ExecuteAsync is initiated outside the context of the Semantic Kernel application. This could be the user prompt for finding specific book reviews. Input is passed to the context which is then handled in the function side.
await flow.ExecuteAsync("foundation", default(CancellationToken));
This prompt finds the correct title from the data source and returns the results(shortened for readability). Extra care has to be taken when generating the prompt. Even small changes to the prompt string might create a different plan with unexpected results.

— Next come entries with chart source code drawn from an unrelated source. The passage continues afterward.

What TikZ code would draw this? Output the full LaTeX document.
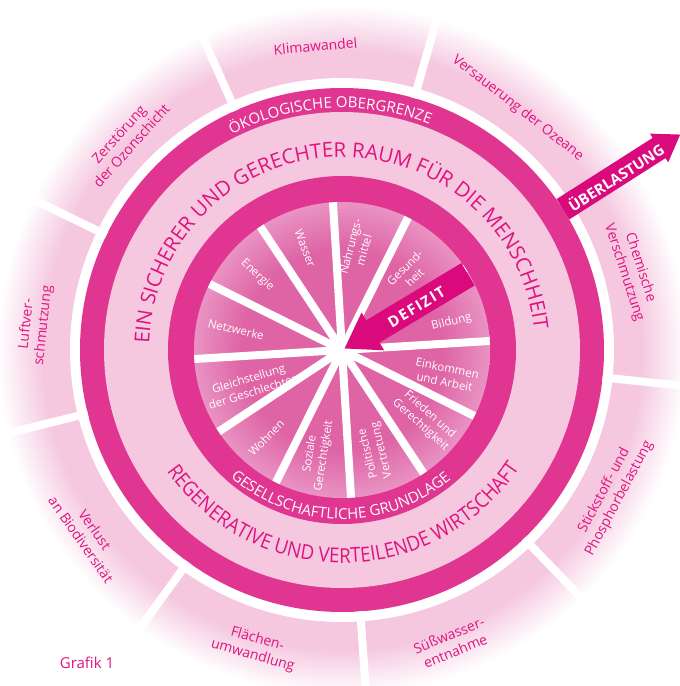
\documentclass[tikz,border=0pt]{standalone}
\usepackage{fontspec}
\setmainfont{Open Sans}
\newfontfamily\narrowsans[FakeStretch=0.91]{Open Sans}
\usepackage{tikz}
\usetikzlibrary{decorations.text}

\definecolor{ringpink}{HTML}{E03590}
\definecolor{lightpink}{HTML}{F5C8E0}
\definecolor{wedgepink}{HTML}{DE64A5}
\definecolor{wedgeedge}{HTML}{E993C3}
\definecolor{arrowpink}{HTML}{DA0A7D}
\definecolor{labelpink}{HTML}{E0127F}

\pgfdeclareradialshading{rimfade}{\pgfpointorigin}{color(0bp)=(lightpink); color(21.7bp)=(lightpink); color(25bp)=(white); color(50bp)=(white)}
\pgfdeclareradialshading{wedgefade}{\pgfpointorigin}{color(0bp)=(wedgepink); color(17bp)=(wedgepink); color(25bp)=(wedgeedge); color(50bp)=(wedgeedge)}

\newcommand\ringtitle{\fontsize{20.5}{24}\selectfont\color{labelpink}}
\newcommand\ringbottom{\narrowsans\fontsize{20.5}{24}\selectfont\color{labelpink}}
\newcommand\bandtext{\fontsize{15}{18}\selectfont\color{white}}

\begin{document}
\begin{tikzpicture}[x=1pt, y=1pt,
   outerlabel/.style={text=labelpink, align=center, inner sep=0pt, font=\fontsize{14}{17}\selectfont},
   innerlabel/.style={text=white, align=center, inner sep=0pt, font=\fontsize{11.5}{14}\selectfont},
   arrowtext/.style={text=white, inner sep=0pt, font=\fontsize{15}{18}\selectfont\bfseries},
   gap/.style={white, line width=8pt}]

   \useasboundingbox (-342,-336) rectangle (338,350);

   % rings from the outside in
   \shade[shading=rimfade] (0,0) circle[radius=345];
   \fill[white] (0,0) circle[radius=272];
   \fill[ringpink] (0,0) circle[radius=262];
   \fill[lightpink] (0,0) circle[radius=238];
   \fill[ringpink] (0,0) circle[radius=174];
   \shade[shading=wedgefade] (0,0) circle[radius=148];

   % white cuts between the sectors
   \foreach \a in {114,74,...,-206}
      \draw[gap] (\a:262) -- (\a:352);
   \foreach \a in {3.5,33.5,...,333.5}
      \draw[gap] (0,0) -- (\a:148);

   % planetary boundaries
   \node[outerlabel, rotate=5] (klima) at (95:305) {Klimawandel};
   \node[outerlabel, rotate=-38] (ozeane) at (54:299) {Versauerung der Ozeane};
   \node[outerlabel, rotate=-72] (chemie) at (15.4:301) {Chemische\\Verschmutzung};
   \node[outerlabel, rotate=62] (stickstoff) at (-28.2:306) {Stickstoff- und\\Phosphorbelastung};
   \node[outerlabel, rotate=22] (wasserentnahme) at (-69.4:313) {Süßwasser-\\entnahme};
   \node[outerlabel, rotate=-16] (flaechen) at (-106.3:310) {Flächen-\\umwandlung};
   \node[outerlabel, rotate=-55] (biodiv) at (-144:314) {Verlust\\an Biodiversität};
   \node[outerlabel, rotate=84] (luft) at (175.3:308) {Luftver-\\schmutzung};
   \node[outerlabel, rotate=48] (ozon) at (135.9:302) {Zerstörung\\der Ozonschicht};

   % social foundation
   \node[innerlabel, rotate=-69] (wasser) at (110:108) {Wasser};
   \node[innerlabel, rotate=75] (nahrung) at (81.6:103) {Nahrungs-\\mittel};
   \node[innerlabel, rotate=45] (gesundheit) at (48.9:103) {Gesund-\\heit};
   \node[innerlabel, rotate=14] (bildung) at (14.3:113) {Bildung};
   \node[innerlabel, rotate=-11.5] (einkommen) at (-13.5:107) {Einkommen\\und Arbeit};
   \node[innerlabel, rotate=-42] (frieden) at (-40:108.6) {Frieden und\\Gerechtigkeit};
   \node[innerlabel, rotate=104] (politik) at (-72:107) {Politische\\Vertretung};
   \node[innerlabel, rotate=81] (sozial) at (-103.4:108) {Soziale\\Gerechtigkeit};
   \node[innerlabel, rotate=46] (wohnen) at (-130.8:116) {Wohnen};
   \node[innerlabel, rotate=17] (gleich) at (-159:98) {Gleichstellung\\der Geschlechter};
   \node[innerlabel, rotate=-43] (energie) at (138.6:113) {Energie};
   \node[innerlabel, rotate=-13] (netz) at (169:108) {Netzwerke};

   % lettering along the rings
   \path[decorate, decoration={text along path, text align=center,
      text={|\bandtext|ÖKOLOGISCHE OBERGRENZE}}]
      (162.9:242) arc[start angle=162.9, end angle=22.9, radius=242];
   \path[decorate, decoration={text along path, text align=center,
      text={|\ringtitle|EIN SICHERER UND GERECHTER RAUM FÜR DIE MENSCHHEIT}}]
      (182:193) arc[start angle=182, end angle=2, radius=193];
   \path[decorate, decoration={text along path, text align=center,
      text={|\ringbottom|REGENERATIVE UND VERTEILENDE WIRTSCHAFT}}]
      (-179.5:213) arc[start angle=-179.5, end angle=0.5, radius=213];
   \path[decorate, decoration={text along path, text align=center,
      text={|\bandtext|GESELLSCHAFTLICHE GRUNDLAGE}}]
      (-170.5:169) arc[start angle=-170.5, end angle=-10.5, radius=169];

   % overshoot and shortfall
   \fill[arrowpink, rotate=32.5] (262,-12) -- (376,-12) -- (376,-17) -- (401,0)
      -- (376,17) -- (376,12) -- (262,12) -- cycle;
   \node[arrowtext, rotate=32.5] (ueberlast) at (32.3:324) {ÜBERLASTUNG};
   \fill[arrowpink, rotate=31] (147,-13) -- (36,-13) -- (36,-22) -- (3,0)
      -- (36,22) -- (36,13) -- (147,13) -- cycle;
   \node[arrowtext, rotate=31] (defizit) at (30:86) {\addfontfeatures{LetterSpace=10}DEFIZIT};

   \node[text=labelpink, font=\fontsize{15}{18}\selectfont] (grafik) at (-255,-313) {Grafik 1};
\end{tikzpicture}
\end{document}
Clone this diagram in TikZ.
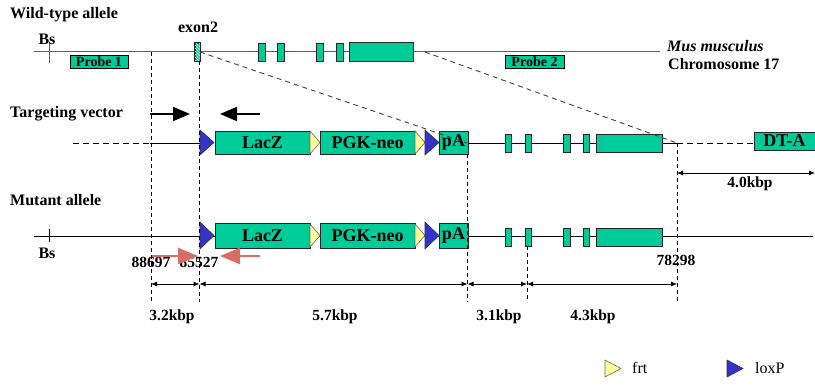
\documentclass[tikz,border=0pt]{standalone}
\usepackage{fontspec}
\setmainfont{Liberation Serif}
\usetikzlibrary{arrows.meta,patterns}
\definecolor{exon}{RGB}{0,204,153}
\definecolor{loxblue}{RGB}{51,51,204}
\definecolor{frtyel}{RGB}{255,255,153}
\definecolor{primer}{RGB}{214,110,100}
\definecolor{chrgray}{RGB}{95,95,95}
\tikzset{
  lbl/.style={font=\bfseries\fontsize{16}{19}\selectfont, inner sep=0pt},
  dimlbl/.style={font=\bfseries\fontsize{15.5}{18}\selectfont, inner sep=0pt},
  boxlbl/.style={font=\bfseries\fontsize{18}{21}\selectfont},
  exonbox/.style={draw=black!85, fill=exon, line width=0.8pt, inner sep=0pt},
  genebox/.style={exonbox, boxlbl},
  probebox/.style={draw=black, fill=exon, line width=0.8pt, inner sep=0pt,
    font=\bfseries\fontsize{14}{16}\selectfont},
  chrline/.style={draw=chrgray, line width=1pt},
  dnaline/.style={draw=black, line width=0.8pt},
  dnadash/.style={draw=black, line width=0.8pt, dash pattern=on 6pt off 4pt},
  diag/.style={draw=black!75, line width=0.9pt, dash pattern=on 5pt off 4pt},
  vdash/.style={draw=black, line width=0.8pt, dash pattern=on 4pt off 3pt},
  dimarrow/.style={draw=black, line width=0.8pt, {Latex[length=6pt,width=5pt]}-{Latex[length=6pt,width=5pt]}},
  blackarrow/.style={draw=black, line width=2pt, -{Triangle[length=17pt,width=14pt]}},
  redarrow/.style={draw=primer, line width=2.5pt, -{Triangle[length=20pt,width=16pt]}},
  loxtri/.style={draw=black!80, fill=loxblue, line width=0.6pt},
  frttri/.style={draw=black!60, fill=frtyel, line width=0.6pt},
}
\begin{document}
\begin{tikzpicture}[x=1pt,y=-1pt]
\useasboundingbox (0,0) rectangle (815,390);

% ---------------- Wild-type allele ----------------
\node[lbl, anchor=west] (wtlabel) at (10,15) {Wild-type allele};
\coordinate (wL) at (34,52);
\coordinate (wR) at (660,52);
\draw[chrline] (wL) -- (wR);
\coordinate (bs1top) at (49,42);
\coordinate (bs1bot) at (49,63);
\draw[chrline] (bs1top) -- (bs1bot);
\node[lbl] (bs1) at (47,39) {Bs};
\node[lbl] (exon2lbl) at (198,27) {exon2};
\node[draw=black!85, line width=0.8pt, fill=exon, minimum width=5pt, minimum height=18pt, inner sep=0pt] (ex2) at (197.5,52) {};
\path[pattern=north west lines, pattern color=white] (ex2.south west) rectangle (ex2.north east);
\draw[black!85, line width=0.8pt] (ex2.south west) rectangle (ex2.north east);
\node[exonbox, minimum width=7pt, minimum height=18pt] (we1) at (261.5,52) {};
\node[exonbox, minimum width=7pt, minimum height=18pt] (we2) at (280.5,52) {};
\node[exonbox, minimum width=7pt, minimum height=18pt] (we3) at (319.5,52) {};
\node[exonbox, minimum width=7pt, minimum height=18pt] (we4) at (339.5,52) {};
\node[exonbox, minimum width=64pt, minimum height=19pt] (we5) at (381,51.5) {};
\node[probebox, minimum width=58pt, minimum height=13pt] (probe1) at (99,61.5) {Probe 1};
\node[probebox, minimum width=59pt, minimum height=13pt] (probe2) at (534.5,61.5) {Probe 2};
\node[lbl, anchor=west, font=\bfseries\itshape\fontsize{16}{19}\selectfont] (mus) at (667,46) {Mus musculus};
\node[lbl, anchor=west] (chr17) at (668,64) {Chromosome 17};

% ---------------- Targeting vector ----------------
\node[lbl, anchor=west] (tvlabel) at (10,114) {Targeting vector};
\coordinate (fwdA) at (150,114);
\coordinate (fwdB) at (190,114);
\coordinate (revA) at (260,114);
\coordinate (revB) at (220,114);
\draw[blackarrow] (fwdA) -- (fwdB);
\draw[blackarrow] (revA) -- (revB);

\coordinate (tvL) at (73,143);
\coordinate (tvM) at (150,143);
\coordinate (tvlox) at (200,143);
\draw[dnadash] (tvL) -- (tvM);
\draw[dnaline] (tvM) -- (tvlox);

\node[genebox, minimum width=95pt, minimum height=23pt] (lacz1) at (262.5,142.5) {LacZ};
\node[genebox, minimum width=95pt, minimum height=23pt] (neo1) at (367.5,142.5) {PGK-neo};
\node[genebox, minimum width=29pt, minimum height=23pt] (pa1) at (453.5,142.5) {pA};
\draw[loxtri] (200,130) -- (214,142.5) -- (200,155) -- cycle;
\draw[frttri] (310,131) -- (320,142.5) -- (310,154) -- cycle;
\draw[frttri] (415,131) -- (425,142.5) -- (415,154) -- cycle;
\draw[loxtri] (425,130) -- (439,142.5) -- (425,155) -- cycle;

\coordinate (tvR) at (677,143);
\draw[dnaline] (pa1.east |- tvR) -- (tvR);
\node[exonbox, minimum width=6pt, minimum height=18pt] (te1) at (508,143) {};
\node[exonbox, minimum width=6pt, minimum height=18pt] (te2) at (528,143) {};
\node[exonbox, minimum width=7pt, minimum height=18pt] (te3) at (566.5,143) {};
\node[exonbox, minimum width=6pt, minimum height=18pt] (te4) at (586,143) {};
\node[exonbox, minimum width=66pt, minimum height=18pt] (te5) at (629,143) {};
\node[genebox, minimum width=61pt, minimum height=18pt] (dta) at (784.5,141) {DT-A};
\draw[dnadash] (tvR) -- (dta.west |- tvR);

\coordinate (dimR) at (815,173);
\coordinate (dimL) at (677,173);
\draw[dimarrow] (dimL) -- (dimR);
\node[dimlbl] (k40) at (750,184) {4.0kbp};

% diagonal homology lines
\coordinate (d1a) at (200,52);
\coordinate (d1b) at (467,143);
\coordinate (d2a) at (425,52);
\draw[diag] (d1a) -- (d1b);
\draw[diag] (d2a) -- (tvR);

% ---------------- Mutant allele ----------------
\node[lbl, anchor=west] (mutlabel) at (10,200) {Mutant allele};
\coordinate (mL) at (34,236);
\coordinate (mR) at (813,236);
\draw[dnaline] (mL) -- (mR);
\coordinate (bs2top) at (49,229);
\coordinate (bs2bot) at (49,242);
\draw[dnaline] (bs2top) -- (bs2bot);
\node[lbl] (bs2) at (47,253) {Bs};

\node[genebox, minimum width=95pt, minimum height=25pt] (lacz2) at (262.5,235.5) {LacZ};
\node[genebox, minimum width=95pt, minimum height=25pt] (neo2) at (367.5,235.5) {PGK-neo};
\node[genebox, minimum width=29pt, minimum height=25pt] (pa2) at (453.5,235.5) {pA};
\draw[loxtri] (200,222) -- (214,235.5) -- (200,249) -- cycle;
\draw[frttri] (310,224) -- (320,235.5) -- (310,247) -- cycle;
\draw[frttri] (415,224) -- (425,235.5) -- (415,247) -- cycle;
\draw[loxtri] (425,222) -- (439,235.5) -- (425,249) -- cycle;
\node[exonbox, minimum width=6pt, minimum height=18pt] (me1) at (508,237) {};
\node[exonbox, minimum width=6pt, minimum height=18pt] (me2) at (528,237) {};
\node[exonbox, minimum width=7pt, minimum height=18pt] (me3) at (566.5,237) {};
\node[exonbox, minimum width=6pt, minimum height=18pt] (me4) at (586,237) {};
\node[exonbox, minimum width=66pt, minimum height=18pt] (me5) at (629,237) {};

\node[dimlbl] (n88697) at (151,262) {88697};
\node[dimlbl] (n85527) at (199,262) {85527};
\node[dimlbl] (n78298) at (676,260) {78298};

\coordinate (rfA) at (152,256);
\coordinate (rfB) at (198,256);
\coordinate (rrA) at (260,256);
\coordinate (rrB) at (220,256);
\draw[redarrow] (rfA) -- (rfB);
\draw[redarrow] (rrA) -- (rrB);

% ---------------- vertical guides and distances ----------------
\coordinate (v1t) at (151,52);   \coordinate (v1b) at (151,302);
\coordinate (v2t) at (199.5,61); \coordinate (v2b) at (199.5,302);
\coordinate (v3t) at (467.5,154);\coordinate (v3b) at (467.5,302);
\coordinate (v4t) at (527,246);  \coordinate (v4b) at (527,302);
\coordinate (v5b) at (677,302);
\draw[vdash] (v1t) -- (v1b);
\draw[vdash] (v2t) -- (v2b);
\draw[vdash] (v3t) -- (v3b);
\draw[vdash] (v4t) -- (v4b);
\draw[vdash] (tvR) -- (v5b);

\coordinate (h1) at (151,284);
\coordinate (h2) at (199.5,284);
\coordinate (h3) at (467.5,284);
\coordinate (h4) at (527,284);
\coordinate (h5) at (677,284);
\draw[dimarrow] (h1) -- (h2);
\draw[dimarrow] (h2) -- (h3);
\draw[dimarrow] (h3) -- (h4);
\draw[dimarrow] (h4) -- (h5);
\node[dimlbl] (k32) at (172,317) {3.2kbp};
\node[dimlbl] (k57) at (335,317) {5.7kbp};
\node[dimlbl] (k31) at (499,317) {3.1kbp};
\node[dimlbl] (k43) at (593,317) {4.3kbp};

% ---------------- legend ----------------
\draw[frttri] (605,360) -- (621,368.5) -- (605,377) -- cycle;
\node[anchor=west, font=\fontsize{16}{19}\selectfont, inner sep=0pt] (frtlbl) at (632,368) {frt};
\draw[loxtri] (727,360) -- (743,368.5) -- (727,377) -- cycle;
\node[anchor=west, font=\fontsize{16}{19}\selectfont, inner sep=0pt] (loxlbl) at (755,368) {loxP};
\end{tikzpicture}
\end{document}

Isaac Asimov's 'Foundation' is a science fiction masterpiece that captivates the imagination with its grand scope, intricate world-building, and thought-provoking exploration of the rise and fall of civilizations. Originally published as a series of short stories in the 1940s, 'Foundation' is the first installment of Asimov's eponymous series, which has had a profound influence on the genre. The narrative unfolds in a distant future where a mathematician named Hari Seldon has developed 'psychohistory', a revolutionary concept that combines history, sociology, and mathematics to predict the future behavior of large populations. Recognizing the inevitable decline of the Galactic Empire, Seldon orchestrates the creation of the Foundation, a hidden colony tasked with preserving knowledge and guiding the galaxy through a dark age of chaos...
Result after the translation and summarization.
Translated output
Summary
I was excited to get it all working even though the result was not quite perfect. My initial thoughts were something like "wow, I can create an orchestrated workflow with natural language" and "sky's the limit with this thing". But when I paused for a while and started thinking about the bigger picture and how it all integrates to new or existing software, I found out that the initial excited thoughts were mostly technical.
Since then, I've sometimes revisited the solution and thought about the whole skill/plugin framework and all that and I'm stuck with the dilemma of making this naturally approachable solution available to users. If it's just for the orchestration like shown above, it doesn't do much good compared to a more traditional implementation. And if the user's are allowed to create the plans themselves, how to make them aware of all the possible skills/plugins in the underlying system? It feels like there's an extra layer that just adds complexity with little added value. But I can definitely see some potential use cases for this kind of workflow as well.
There is definitely more to learn from Semantic Kernel than what I've just shown. There are more fine-grained use cases available with features like memory and vector databases. Maybe I'll come back to it after clearing my head with some traditional development duties.